NGOs work to clear their name after child ‘trafficking’

Aid agencies and authorities in eastern Chad are urging local people not to lose confidence in the international humanitarian community, after members of a French association claiming to rescue Sudanese orphans from the war in Darfur were charged with fraud and abduction of minors.

Six members of the Paris-based group L’Arche de Zoé (Zoe’s Ark) were arrested on 25 October at the Abéché airport in eastern Chad, as they were preparing to take 103 children to host families in France. The Chadian government has accused them of child trafficking. Under Chad's legal system they could face up to 20 years of forced labour.

“Many [non-governmental organisations (NGOs)] working with children were a little bit afraid that the practices that Zoé’s Ark had used would appear as the norm, which is absolutely not the case,” said Aurélie Lamazière, of Save the Children UK’s emergencies department.

A committee of 21 NGOs working in eastern Chad, including Save the Children, Oxfam, and Action against Hunger, has signed a joint statement expressing “profound concern” over the incident, calling it a “serious violation” of the children’s rights.

“Since our arrival in Chad, we have worked very closely with the Chadian and Sudanese communities to assure that their basic needs are met,” the statement says. “We have always respected the rights of children in the communities we serve, and we will continue to integrate these fundamental principles into our work.”

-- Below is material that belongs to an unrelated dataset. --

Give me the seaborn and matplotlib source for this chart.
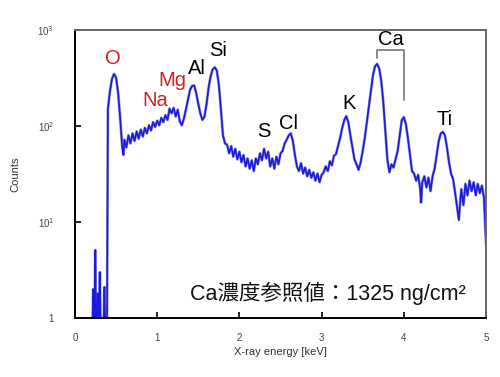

In a 26 October joint statement UN agencies operating in Chad said they learned of the attempted evacuation with “indignation” and “deplore that such acts would alter the serious work that the majority of international NGOs in Chad have been developing for decades, in respect of national laws and international standards.”

Members of L’Arche de Zoé have insisted they were simply trying to save the children’s lives, and that they had full authorisation from the Chadian government. None of the charges against the group has been proven in court.

In Sudan’s Darfur region, on the border with Chad, armed conflict pitting government forces and allied militia against rebel groups has killed an estimated 200,000 people and displaced 2.2 million since 2003. Around 230,000 Sudanese refugees are living in camps in eastern Chad, which is itself plagued by violence that has displaced 180,000.

Save the Children estimates that at least half of the Chadian displaced and Sudanese refugees in eastern Chad are children.

Confusion

Locally, L’Arche de Zoé is reported to have another name, Children Rescue, which translates in Arabic (one of two official languages in Chad) to Save the Children.

“There was some confusion at the beginning,” Lamazière said. “We clarified that immediately with the local authorities,” who then broadcast messages on local radio clarifying that Save the Children and other NGOs “had nothing to do with these activities.”

Pahimi Padacké Albert, Chadian Minister of Justice, told IRIN: “This act should not be confused with all the important humanitarian work being done for the Chadian people. It’s an NGO that operated outside of the norms.”

Fear

Some humanitarian workers had expressed fear that this event would make their work more difficult, as local populations would paint all NGOs with the same brush.

“People are hearing that a Western NGO is trafficking children. It’s a real problem,” said Makbidji Henri, a Chadian national who has worked with various international aid organisations. “When we want to work with children or the elderly, people will ask if there isn’t a hidden agenda.”

But according to Roland Van Hauwermeiren, Chad country director for Oxfam Great Britain and spokesperson for the committee of NGOs, in the days following the arrests, the activities of other NGOs have not been affected.

“We continue delivering services as ever before,” he said. “The population is smart enough to make differences.”

The children are now in an orphanage in Abéché, in the care of the Chadian Ministry of Social Affairs, the UN Refugee Agency (UNHCR), the UN Children’s Fund (UNICEF) and the International Committee of the Red Cross. They have received food, clothes and recreational materials, and will be returned to their families in Tiné, Adré and Goz Béïda, an aid official said.